One of the things I love most is how the various werewolf characters respond to Waggner’s efforts. Horror legend John Carradine is the elder of the pack, and while constrained by the rules of the Colony, is alternately hilarious and pathetic as he laments his physical condition. Marsha (Elisabeth Brooks), even within the confines of the Colony, is unable to hold back what Waggner calls her “natural energy,” and she ultimately seduces and turns Karen’s husband in the film’s infamous werewolf sex scene. Say what you will, but I find the one shot of animated werewolves charming. Slim Pickens is the charmingly goofy old sheriff (who also happens to be a werewolf). And Eddie of course has left the Colony and killed numerous people in LA, and the combination of his violent tendencies, lycanthropic abilities, and the teachings of Dr. Waggner have given him a kind of megalomania that fuels his stalking of Karen. With so many werewolves, it is impressive that The Howling manages to give them distinct characterizations and personalities. They are types, to be sure, but clearly defined types with their own motivations and desires. And I enjoy the film’s seeming rejection of Waggner’s junk psychology; once Karen is bitten, she is not immediately overwhelmed by the impulses and “natural energy” exhibited by the Colony, but instead exhibits enough self-control to both reveal the werewolves’ secret to the world and put an end to her curse.
In addition to the way The Howling updates and revises the conventions of the subgenre, it also has really effective werewolf effects. Dante draws out the full reveal of the monsters for as long as possible, keeping Eddie and his kin in the shadows and only giving us partial glimpses of legs, claws, etc. It’s fairly late in the movie when Eddie fully reveals himself and transforms on camera. These effects, created by Rick Baker protégé Rob Bottin in his first major solo effort, are really impressive and hold up to contemporary viewings. Comparisons to Baker’s own designs from An American Werewolf in London are perhaps unavoidable, but I think the two scenes work very differently. Baker’s transformation sequence captures the surprise and pain of a person transforming for the first time, and unwillingly at that. By contrast, Eddie Quist is showing off. His shift, while laborious, is not painful but rather a kind of power play meant to intimidate. American Werewolf is frightening because we sympathize with the man who is transforming; The Howling works because we sympathize with the woman trapped in the room with the monster. Both are incredibly effective in their own ways, but the combination of Bottin’s makeup/prosthetic effects and Robert Picardo’s fantastically unsettling performance makes for one of the best cinematic werewolves of all time.

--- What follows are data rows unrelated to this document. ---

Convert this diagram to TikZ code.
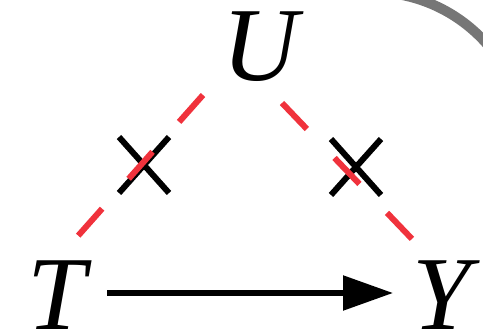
\documentclass[tikz,border=0pt]{standalone}
\usepackage{fontspec}
\setmainfont{Liberation Serif}
\usetikzlibrary{arrows.meta,shapes.misc,calc}
\definecolor{dashred}{RGB}{240,50,60}
\definecolor{arcgray}{RGB}{118,118,118}
\tikzset{
  var/.style={inner sep=0pt, font=\fontsize{105}{105}\selectfont\itshape, text height=70pt, text depth=0pt},
  confound/.style={dashred, line width=6pt, dash pattern=on 36pt off 40pt},
  blocked/.style={cross out, draw=black, line width=6pt, minimum width=44pt, minimum height=50pt, inner sep=0pt},
  causal/.style={line width=5.5pt, -{Triangle[length=50pt,width=34pt]}},
}
\begin{document}
\begin{tikzpicture}[x=1pt,y=1pt]
\useasboundingbox (0,0) rectangle (483,335);
\clip (0,0) rectangle (483,335);
\fill[white] (0,0) rectangle (483,335);
% gray arc at the top right
\draw[arcgray, line width=10pt] (372,190) ++(85:153) arc[start angle=85, end angle=0, radius=153];
% nodes
\node[var] (U) at (260,289) {U};
\node[var] (T) at (57,40) {T};
\node[var] (Y) at (442,40) {Y};
% crosses
\node[blocked] (xl) at (144,170) {};
\node[blocked] (xr) at (356,168) {};
% dashed confounding lines
\draw[confound] ($(U.center)+(-57,-49)$) -- ($(T.center)+(20,58)$);
\draw[confound] ($(U.center)+(22,-57)$) -- ($(Y.center)+(-29,55)$);
% causal arrow
\draw[causal, shorten <=50pt, shorten >=49pt] ([yshift=2pt]T.center) -- ([yshift=2pt]Y.center);
\end{tikzpicture}
\end{document}
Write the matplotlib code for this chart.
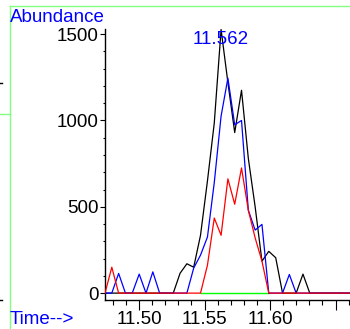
import matplotlib
matplotlib.use("Agg")
import matplotlib.pyplot as plt
from matplotlib.lines import Line2D
from matplotlib.ticker import MultipleLocator, FixedLocator, FixedFormatter

plt.rcParams['font.family'] = ['Liberation Sans', 'DejaVu Sans']

# ========== data ==========
times = [11.4740, 11.4792, 11.4844, 11.4896, 11.4948, 11.5001, 11.5053, 11.5105,
         11.5157, 11.5209, 11.5261, 11.5313, 11.5365, 11.5417, 11.5469, 11.5522,
         11.5574, 11.5626, 11.5678, 11.5730, 11.5782, 11.5834, 11.5886, 11.5938,
         11.5990, 11.6043, 11.6095, 11.6147, 11.6199, 11.6251, 11.6303, 11.6355,
         11.6407, 11.6459, 11.6511, 11.6564, 11.6616, 11.6668]

tic = [0, 0, 0, 0, 0, 0, 0, 0, 0, 0, 0, 115, 170, 150, 335, 650,
       985, 1527, 1220, 930, 1175, 780, 500, 185, 242, 205, 0, 0,
       0, 110, 0, 0, 0, 0, 0, 0, 0, 0]
ion_blue = [0, 0, 114, 0, 0, 110, 0, 123, 0, 0, 0, 0, 0, 145, 220, 325,
            640, 1025, 1245, 975, 1000, 480, 365, 398, 0, 0, 0, 108,
            0, 0, 0, 0, 0, 0, 0, 0, 0, 0]
ion_red = [0, 150, 0, 0, 0, 0, 0, 0, 0, 0, 0, 0, 0, 0, 0, 162,
           435, 335, 662, 515, 725, 480, 320, 185, 0, 0, 0, 0,
           0, 0, 0, 0, 0, 0, 0, 0, 0, 0]

baseline_start = 11.5469
baseline_end = 11.5990

peak_time = 11.5626
peak_label = "11.562"

x_major = [11.50, 11.55, 11.60, 11.65]
x_labels = ["11.50", "11.55", "11.60", ""]
y_major = [0, 500, 1000, 1500]
y_labels = ["0", "500", "1000", "1500"]

FS = 13.5

# ========== figure ==========
fig = plt.figure(figsize=(3.5, 3.29), dpi=100)
ax = fig.add_axes([0.30, 0.0881, 0.70, 0.8238])

ax.plot([baseline_start, baseline_end], [0, 0], color='#00ff00', lw=1.0, zorder=1)
ax.plot(times, tic, color='black', lw=0.9, zorder=2)
ax.plot(times, ion_blue, color='#0000ff', lw=0.9, zorder=3)
ax.plot(times, ion_red, color='#ff0000', lw=0.9, zorder=4)

ax.text(peak_time, 1468, peak_label, color='#0000ff', fontsize=FS,
        ha='center', va='center', zorder=5)

ax.set_xlim(11.474, 11.661)
ax.set_ylim(-40, 1530)

for side in ['top', 'right']:
    ax.spines[side].set_visible(False)
ax.spines['left'].set_linewidth(1.0)
ax.spines['bottom'].set_linewidth(1.0)

ax.xaxis.set_major_locator(FixedLocator(x_major))
ax.xaxis.set_major_formatter(FixedFormatter(x_labels))
ax.xaxis.set_minor_locator(MultipleLocator(0.01))
ax.yaxis.set_major_locator(FixedLocator(y_major))
ax.yaxis.set_major_formatter(FixedFormatter(y_labels))
ax.yaxis.set_minor_locator(MultipleLocator(100))

ax.tick_params(axis='x', which='major', length=7.0, width=0.8, labelsize=FS, pad=1.0)
ax.tick_params(axis='x', which='minor', length=3.5, width=0.8)
ax.tick_params(axis='y', which='major', length=3.5, width=0.8, labelsize=FS, pad=1)
ax.tick_params(axis='y', which='minor', length=1.5, width=0.8)

# labels outside the axes
fig.text(10 / 350, 1 - 17 / 329, "Abundance", color='#0000ff', fontsize=FS,
         ha='left', va='center')
fig.text(10 / 350, 1 - 320 / 329, "Time-->", color='#0000ff', fontsize=FS,
         ha='left', va='center')

# window frame remnants
frame_green = '#80ff80'
fig.add_artist(Line2D([10 / 350, 1.0], [1 - 6 / 329, 1 - 6 / 329],
                      color=frame_green, lw=1.0, transform=fig.transFigure))
fig.add_artist(Line2D([10 / 350, 10 / 350], [0, 1 - 6 / 329],
                      color=frame_green, lw=1.0, transform=fig.transFigure))
fig.add_artist(Line2D([0, 10 / 350], [1 - 114 / 329, 1 - 114 / 329],
                      color=frame_green, lw=1.0, transform=fig.transFigure))
fig.add_artist(Line2D([0, 2 / 350], [1 - 83 / 329, 1 - 83 / 329],
                      color='black', lw=1.0, transform=fig.transFigure))
fig.add_artist(Line2D([0, 2 / 350], [1 - 300 / 329, 1 - 300 / 329],
                      color='black', lw=1.0, transform=fig.transFigure))

fig.savefig("out.png", dpi=100)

The Howling is one of the best modern werewolf films, full stop. And yet I can’t help but think that it deserves far more attention and respect than it has gotten. I’m thankful that Scream Factory has released a gorgeous collector’s edition Blu-ray with plenty of special features, and this Halloween season it’s also streaming on Shudder. Thanks to the cleverness of Joe Dante’s direction and John Sayles’ screenplay, The Howling is a film that knows where it came from, but resists simply repeating beat-by-beat the tropes of the past. Besides that, it’s better than An American Werewolf in London.